STATED TASK: Quote each line of the material verbatim, without the pictures.

>>>

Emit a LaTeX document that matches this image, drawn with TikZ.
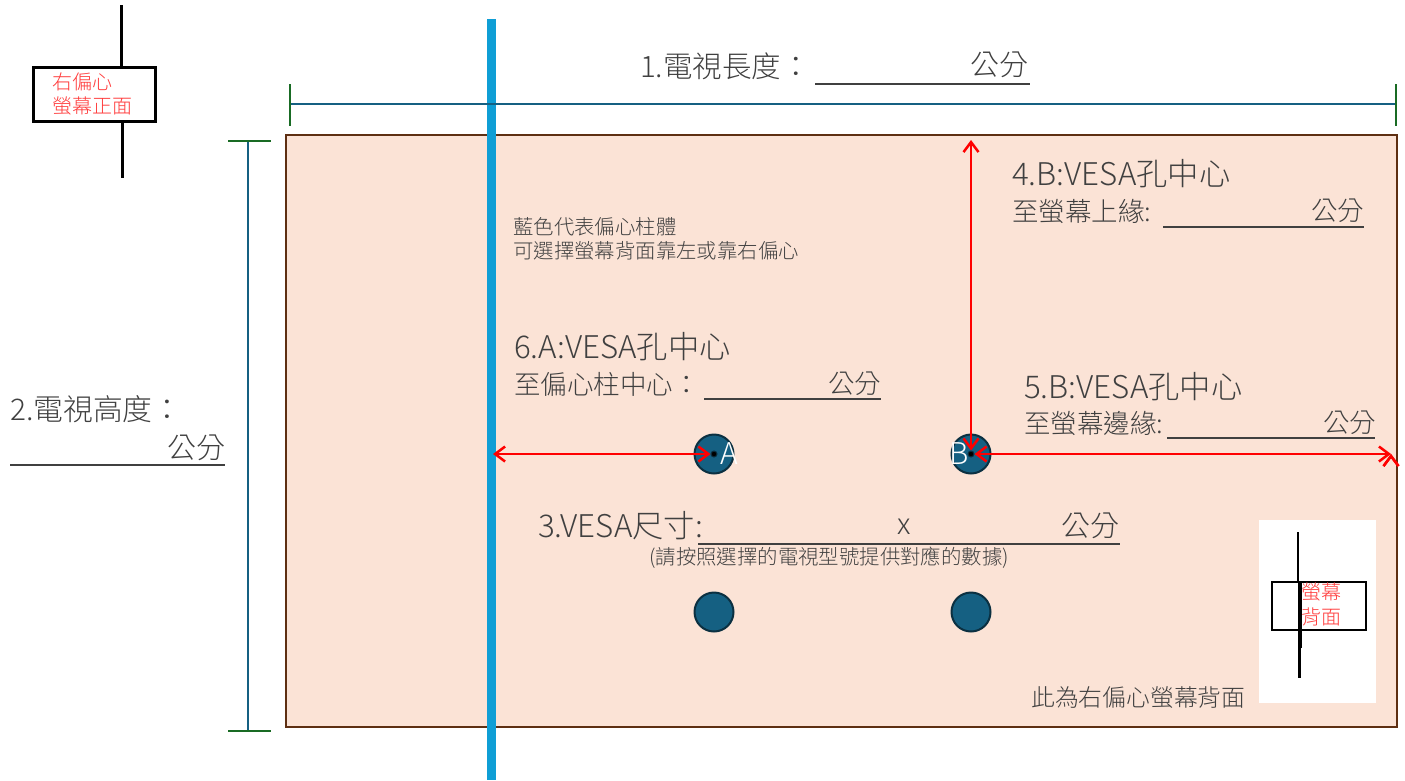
\documentclass[tikz,border=0pt]{standalone}
\usepackage{fontspec}
\usetikzlibrary{arrows.meta}
\setmainfont{Noto Sans CJK TC Light}
\definecolor{panelfill}{HTML}{FBE3D6}
\definecolor{paneldraw}{HTML}{5E2F12}
\definecolor{barblue}{HTML}{0F9ED5}
\definecolor{dimblue}{HTML}{156082}
\definecolor{dimgreen}{HTML}{196B24}
\definecolor{holedraw}{HTML}{0B3041}
\definecolor{inktext}{HTML}{404040}
\definecolor{notered}{HTML}{FF3B3B}
\begin{document}
\begin{tikzpicture}[x=1pt, y=-1pt, node distance=257pt,
                    txt/.style={anchor=west,inner sep=0pt,text=inktext},
                    big/.style={txt,font=\fontsize{29}{29}\selectfont},
                    wide/.style={txt,font=\fontsize{31.3}{31.3}\selectfont},
                    mid/.style={txt,font=\fontsize{26.5}{26.5}\selectfont},
                    small/.style={txt,font=\fontsize{20.4}{20.4}\selectfont},
                    redtxt/.style={anchor=west,inner sep=0pt,text=notered,font=\fontsize{20}{20}\selectfont},
                    hole/.style={circle,draw=holedraw,fill=dimblue,line width=2pt,minimum size=39pt,inner sep=0pt},
                    pin/.style={circle,draw=holedraw,fill=black,line width=1pt,minimum size=6pt,inner sep=0pt},
                    rule/.style={draw=inktext,line width=1.5pt},
                    dim/.style={draw=dimblue,line width=2.5pt},
                    tick/.style={draw=dimgreen,line width=2.5pt},
                    measure/.style={draw=red,line width=2.5pt,
                      <->,>={Straight Barb[length=10pt,width=15pt,line width=2.5pt]}},
                    frame/.style={draw=black,line width=3pt}]
  \useasboundingbox (0,0) rectangle (1405,780);

  % panel and white inset
  \node[draw=paneldraw,fill=panelfill,line width=2.5pt,minimum width=1111pt,minimum height=592pt,inner sep=0pt] (panel) at (841.5,431) {};
  \node[fill=white,minimum width=117pt,minimum height=183pt,inner sep=0pt] (inset) at (1317.5,611.5) {};

  % offset column
  \coordinate (bartop) at (491.5,19);
  \coordinate (barbot) at (491.5,780);
  \draw[barblue,line width=9.5pt] (bartop) -- (barbot);

  % holes
  \node[hole] (holeA) at (714,454) {};
  \node[hole] (holeB) [right of=holeA] {};
  \node[hole,node distance=158pt] (holeC) [below of=holeA] {};
  \node[hole,node distance=158pt] (holeD) [below of=holeB] {};
  \node[pin] (pinA) at (holeA) {};
  \node[pin] (pinB) at (holeB) {};
  \node[anchor=center,inner sep=0pt,text=white,font=\fontsize{30}{30}\selectfont] (labelA) at (729,454) {A};
  \node[anchor=center,inner sep=0pt,text=white,font=\fontsize{30}{30}\selectfont] (labelB) at (959,454) {B};

  % length and height dimensions
  \coordinate (lenL) at (290,104);
  \coordinate (lenR) at (1396,104);
  \coordinate (lenLa) at (290,84);
  \coordinate (lenLb) at (290,126);
  \coordinate (lenRa) at (1396,84);
  \coordinate (lenRb) at (1396,126);
  \coordinate (heiT) at (248,141);
  \coordinate (heiB) at (248,731);
  \coordinate (heiTa) at (228,141);
  \coordinate (heiTb) at (271,141);
  \coordinate (heiBa) at (228,731);
  \coordinate (heiBb) at (271,731);
  \path[dim] (lenL) edge (lenR) (heiT) edge (heiB);
  \path[tick]
    (lenLa) edge (lenLb)
    (lenRa) edge (lenRb)
    (heiTa) edge (heiTb)
    (heiBa) edge (heiBb);

  % red measures
  \coordinate (barA) at (493,454);
  \coordinate (topB) at (971,140);
  \coordinate (edgeB) at (1391,454);
  \path[measure]
    (barA) edge (pinA.west)
    (topB) edge (pinB.north)
    (edgeB) edge (pinB.east);

  % front view box
  \node[draw=black,fill=white,line width=3pt,minimum width=122pt,minimum height=54pt,inner sep=0pt] (front) at (94,94) {};
  \coordinate (frontT) at (121,5);
  \coordinate (frontTb) at (121,67);
  \coordinate (frontBa) at (122,121);
  \coordinate (frontB) at (122,178);
  \path[frame] (frontT) edge (frontTb) (frontBa) edge (frontB);
  \node[redtxt] (frontA) at (52,82) {右偏心};
  \node[redtxt] (frontC) at (52,106) {螢幕正面};

  % back view box
  \node[draw=black,line width=2.5pt,minimum width=94pt,minimum height=48pt,inner sep=0pt] (back) at (1319,606) {};
  \coordinate (backT) at (1297.8,532);
  \coordinate (backTb) at (1297.8,582);
  \coordinate (backUp) at (1299.7,582);
  \coordinate (backM) at (1299.7,648);
  \coordinate (backB) at (1299.7,678);
  \draw[black,line width=2.5pt] (backT) -- (backTb);
  \draw[black,line width=4pt] (backUp) -- (backM);
  \draw[black,line width=2.5pt] (backM) -- (backB);
  \node[redtxt] (backA) at (1301,592) {螢幕};
  \node[redtxt] (backC) at (1301,617) {背面};

  % texts and their rules
  \node[big,font=\fontsize{29.5}{29.5}\selectfont] (title1) at (640,66) {1.電視長度：};
  \node[big] (cm1) at (970,65) {公分};
  \coordinate (r1a) at (815,84);
  \coordinate (r1b) at (1030,84);
  \node[big,font=\fontsize{29.8}{29.8}\selectfont] (title2) at (10,409) {2.電視高度：};
  \node[big] (cm2) at (167,448) {公分};
  \coordinate (r2a) at (10,465);
  \coordinate (r2b) at (225,465);
  \node[wide] (title3) at (538,526) {3.VESA尺寸:};
  \node[big] (times3) at (897,527) {x};
  \node[big] (cm3) at (1061,526) {公分};
  \coordinate (r3a) at (698,544);
  \coordinate (r3b) at (1120,544);
  \node[small,anchor=center] (hint3) at (829,558) {(請按照選擇的電視型號提供對應的數據)};
  \node[wide] (title4) at (1012,174) {4.B:VESA孔中心};
  \node[mid] (sub4) at (1012,211) {至螢幕上緣:};
  \node[mid] (cm4) at (1311,211) {公分};
  \coordinate (r4a) at (1163,227);
  \coordinate (r4b) at (1364,227);
  \node[wide] (title5) at (1024,387) {5.B:VESA孔中心};
  \node[mid] (sub5) at (1024,423) {至螢幕邊緣:};
  \node[mid] (cm5) at (1323,423) {公分};
  \coordinate (r5a) at (1167,438);
  \coordinate (r5b) at (1375,438);
  \node[wide] (title6) at (514,347) {6.A:VESA孔中心};
  \node[mid] (sub6) at (514,384) {至偏心柱中心：};
  \node[mid] (cm6) at (828,384) {公分};
  \coordinate (r6a) at (704,399);
  \coordinate (r6b) at (881,399);
  \path[rule]
    (r1a) edge (r1b)
    (r2a) edge (r2b)
    (r3a) edge (r3b)
    (r4a) edge (r4b)
    (r5a) edge (r5b)
    (r6a) edge (r6b);

  \node[small] (note1) at (513,227) {藍色代表偏心柱體};
  \node[small] (note2) at (513,251) {可選擇螢幕背面靠左或靠右偏心};
  \node[txt,font=\fontsize{23.8}{23.8}\selectfont] (note3) at (1031,697) {此為右偏心螢幕背面};
\end{tikzpicture}
\end{document}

<<<

COMPLETED TASK:
Emit a LaTeX document that matches this image, drawn with TikZ.
\documentclass[tikz,border=0pt]{standalone}
\usepackage{fontspec}
\usetikzlibrary{arrows.meta}
\setmainfont{Noto Sans CJK TC Light}
\definecolor{panelfill}{HTML}{FBE3D6}
\definecolor{paneldraw}{HTML}{5E2F12}
\definecolor{barblue}{HTML}{0F9ED5}
\definecolor{dimblue}{HTML}{156082}
\definecolor{dimgreen}{HTML}{196B24}
\definecolor{holedraw}{HTML}{0B3041}
\definecolor{inktext}{HTML}{404040}
\definecolor{notered}{HTML}{FF3B3B}
\begin{document}
\begin{tikzpicture}[x=1pt, y=-1pt, node distance=257pt,
                    txt/.style={anchor=west,inner sep=0pt,text=inktext},
                    big/.style={txt,font=\fontsize{29}{29}\selectfont},
                    wide/.style={txt,font=\fontsize{31.3}{31.3}\selectfont},
                    mid/.style={txt,font=\fontsize{26.5}{26.5}\selectfont},
                    small/.style={txt,font=\fontsize{20.4}{20.4}\selectfont},
                    redtxt/.style={anchor=west,inner sep=0pt,text=notered,font=\fontsize{20}{20}\selectfont},
                    hole/.style={circle,draw=holedraw,fill=dimblue,line width=2pt,minimum size=39pt,inner sep=0pt},
                    pin/.style={circle,draw=holedraw,fill=black,line width=1pt,minimum size=6pt,inner sep=0pt},
                    rule/.style={draw=inktext,line width=1.5pt},
                    dim/.style={draw=dimblue,line width=2.5pt},
                    tick/.style={draw=dimgreen,line width=2.5pt},
                    measure/.style={draw=red,line width=2.5pt,
                      <->,>={Straight Barb[length=10pt,width=15pt,line width=2.5pt]}},
                    frame/.style={draw=black,line width=3pt}]
  \useasboundingbox (0,0) rectangle (1405,780);

  % panel and white inset
  \node[draw=paneldraw,fill=panelfill,line width=2.5pt,minimum width=1111pt,minimum height=592pt,inner sep=0pt] (panel) at (841.5,431) {};
  \node[fill=white,minimum width=117pt,minimum height=183pt,inner sep=0pt] (inset) at (1317.5,611.5) {};

  % offset column
  \coordinate (bartop) at (491.5,19);
  \coordinate (barbot) at (491.5,780);
  \draw[barblue,line width=9.5pt] (bartop) -- (barbot);

  % holes
  \node[hole] (holeA) at (714,454) {};
  \node[hole] (holeB) [right of=holeA] {};
  \node[hole,node distance=158pt] (holeC) [below of=holeA] {};
  \node[hole,node distance=158pt] (holeD) [below of=holeB] {};
  \node[pin] (pinA) at (holeA) {};
  \node[pin] (pinB) at (holeB) {};
  \node[anchor=center,inner sep=0pt,text=white,font=\fontsize{30}{30}\selectfont] (labelA) at (729,454) {A};
  \node[anchor=center,inner sep=0pt,text=white,font=\fontsize{30}{30}\selectfont] (labelB) at (959,454) {B};

  % length and height dimensions
  \coordinate (lenL) at (290,104);
  \coordinate (lenR) at (1396,104);
  \coordinate (lenLa) at (290,84);
  \coordinate (lenLb) at (290,126);
  \coordinate (lenRa) at (1396,84);
  \coordinate (lenRb) at (1396,126);
  \coordinate (heiT) at (248,141);
  \coordinate (heiB) at (248,731);
  \coordinate (heiTa) at (228,141);
  \coordinate (heiTb) at (271,141);
  \coordinate (heiBa) at (228,731);
  \coordinate (heiBb) at (271,731);
  \path[dim] (lenL) edge (lenR) (heiT) edge (heiB);
  \path[tick]
    (lenLa) edge (lenLb)
    (lenRa) edge (lenRb)
    (heiTa) edge (heiTb)
    (heiBa) edge (heiBb);

  % red measures
  \coordinate (barA) at (493,454);
  \coordinate (topB) at (971,140);
  \coordinate (edgeB) at (1391,454);
  \path[measure]
    (barA) edge (pinA.west)
    (topB) edge (pinB.north)
    (edgeB) edge (pinB.east);

  % front view box
  \node[draw=black,fill=white,line width=3pt,minimum width=122pt,minimum height=54pt,inner sep=0pt] (front) at (94,94) {};
  \coordinate (frontT) at (121,5);
  \coordinate (frontTb) at (121,67);
  \coordinate (frontBa) at (122,121);
  \coordinate (frontB) at (122,178);
  \path[frame] (frontT) edge (frontTb) (frontBa) edge (frontB);
  \node[redtxt] (frontA) at (52,82) {右偏心};
  \node[redtxt] (frontC) at (52,106) {螢幕正面};

  % back view box
  \node[draw=black,line width=2.5pt,minimum width=94pt,minimum height=48pt,inner sep=0pt] (back) at (1319,606) {};
  \coordinate (backT) at (1297.8,532);
  \coordinate (backTb) at (1297.8,582);
  \coordinate (backUp) at (1299.7,582);
  \coordinate (backM) at (1299.7,648);
  \coordinate (backB) at (1299.7,678);
  \draw[black,line width=2.5pt] (backT) -- (backTb);
  \draw[black,line width=4pt] (backUp) -- (backM);
  \draw[black,line width=2.5pt] (backM) -- (backB);
  \node[redtxt] (backA) at (1301,592) {螢幕};
  \node[redtxt] (backC) at (1301,617) {背面};

  % texts and their rules
  \node[big,font=\fontsize{29.5}{29.5}\selectfont] (title1) at (640,66) {1.電視長度：};
  \node[big] (cm1) at (970,65) {公分};
  \coordinate (r1a) at (815,84);
  \coordinate (r1b) at (1030,84);
  \node[big,font=\fontsize{29.8}{29.8}\selectfont] (title2) at (10,409) {2.電視高度：};
  \node[big] (cm2) at (167,448) {公分};
  \coordinate (r2a) at (10,465);
  \coordinate (r2b) at (225,465);
  \node[wide] (title3) at (538,526) {3.VESA尺寸:};
  \node[big] (times3) at (897,527) {x};
  \node[big] (cm3) at (1061,526) {公分};
  \coordinate (r3a) at (698,544);
  \coordinate (r3b) at (1120,544);
  \node[small,anchor=center] (hint3) at (829,558) {(請按照選擇的電視型號提供對應的數據)};
  \node[wide] (title4) at (1012,174) {4.B:VESA孔中心};
  \node[mid] (sub4) at (1012,211) {至螢幕上緣:};
  \node[mid] (cm4) at (1311,211) {公分};
  \coordinate (r4a) at (1163,227);
  \coordinate (r4b) at (1364,227);
  \node[wide] (title5) at (1024,387) {5.B:VESA孔中心};
  \node[mid] (sub5) at (1024,423) {至螢幕邊緣:};
  \node[mid] (cm5) at (1323,423) {公分};
  \coordinate (r5a) at (1167,438);
  \coordinate (r5b) at (1375,438);
  \node[wide] (title6) at (514,347) {6.A:VESA孔中心};
  \node[mid] (sub6) at (514,384) {至偏心柱中心：};
  \node[mid] (cm6) at (828,384) {公分};
  \coordinate (r6a) at (704,399);
  \coordinate (r6b) at (881,399);
  \path[rule]
    (r1a) edge (r1b)
    (r2a) edge (r2b)
    (r3a) edge (r3b)
    (r4a) edge (r4b)
    (r5a) edge (r5b)
    (r6a) edge (r6b);

  \node[small] (note1) at (513,227) {藍色代表偏心柱體};
  \node[small] (note2) at (513,251) {可選擇螢幕背面靠左或靠右偏心};
  \node[txt,font=\fontsize{23.8}{23.8}\selectfont] (note3) at (1031,697) {此為右偏心螢幕背面};
\end{tikzpicture}
\end{document}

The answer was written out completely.